Mako lowered the binoculars turning to face the muscled man behind him.
“We engage of course. Let’s move.”
More than two dozen rifles were cocked at once. The soldiers raced down the hill towards the horde.
An old man in his sixties staggered out of the shadowy confines of his dingy hut. He scratched his right butt cheek absentmindedly as he made for the bushes to the right. His bladder was threatening to explode. He knew the ten shots of palm wine he’d had earlier had been a mistake. Well that was what he got for his stubbornness. He was barely able to get his junk out of his black ragged trousers before he started squirting out his load.
He was so intent on what he was doing he didn’t see the long line of red dots in front. It wasn’t until he heard the crunch of more than two dozen footsteps that he looked up shocked to see the slurring, staggering forms heading his way.
The bright half moon slid out from behind the clouds showering the landscape with silvery light. Their scarred and extremely terrifying faces came into view. Their skins were blacker than tar and red greenish viscous liquid dribbled from their mouths. They looked at him with eyes that were red glows of hostile intent. He knew the look, one word encompassed it. DEATH!
The ones in front broke into a sprint. He yelled tearing towards the door of his hut. He glanced back shocked to see they were about two paces behind. His eyes grew grim. He wasn’t going to make it. The bang seemed to come from far away. The infected reaching for his shoulder dropped like a log its head a red pulpy mass.
Ten others quickly followed. They dropped like flies before they reached him and in seconds he was inside the hut slamming the door shut behind him.
The uproar in the village grew. Villagers poured out of their homes in droves. They were herded in the opposite direction by a group of fifty soldiers. Another fifty engaged the infected streaking into the settlement.

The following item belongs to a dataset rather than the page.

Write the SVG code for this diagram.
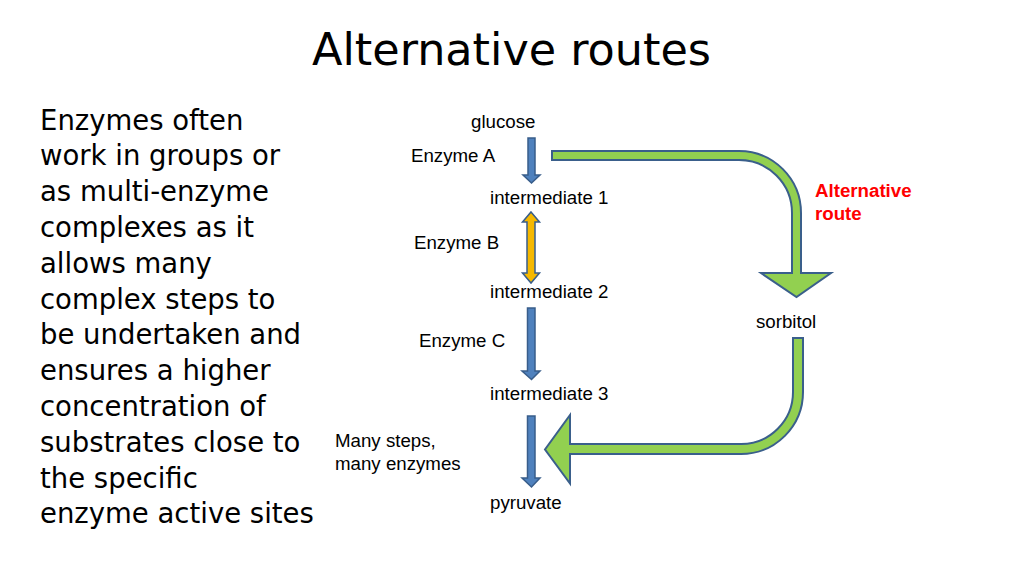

A lone figure stood on the slope Mako and his men just left. He had large binoculars aimed at the horizon beyond the path. The black pupils that stared into the glass dilated and widened, in fear.
He raised the walkie talkie in the other hand to his lips. “Sir __” He stammered.
“What???” Mako’s voice sounded sharp and harried.
“We can’t save the village sir!”
“Why not?”
“There is a horde coming. We haven’t the numbers to repel them.”
A long sigh poured from the speaker of the walkie talkie. “Thank you for letting me know, over and out.”
The walkie talkie was swiped out of his hand by a hard fist. He ducked the long shiny incisors by inches and put a bullet right between the infected man’s eyes.
Two more surged forward with long arms extended. The long frizzy looking hair of both infected women made them look like hags out of a terrible horror movie.
He squeezed the trigger yelling out in alarm when it gave two loud clicks. The chamber was empty. He ducked low, grabbed the first one by the knees and tossed her over his shoulder like a bag of rice. He threw his elbow forward ramming it into the throat of the second. It gasped, the blow sending it back a few paces.
Pulling the sidearm off his belt he squeezed off two shots. The head exploded. He swung with the same motion squeezing off another two bursts. The second head became a circle stain on the ground.
He took several steps back ducking under the low roof of a small veranda. His cell phone came out in seconds.
“Yes General Mako?”
“We need an airstrike.”
“Not sure that’s possible __ the planes are engaging __”
“I don’t care where they’re engaging. We need one now.”
There was a long pause.
“I’ll see what I can do.”
“Don’t make me call the president. If that strike is not authorized the people here will die.”
He hung up and shoved another magazine into his rifle his eyes drifting over the rapidly deteriorating situation in front. His eyes grew hard as he leapt back into the fray squeezing burst after burst of bullets.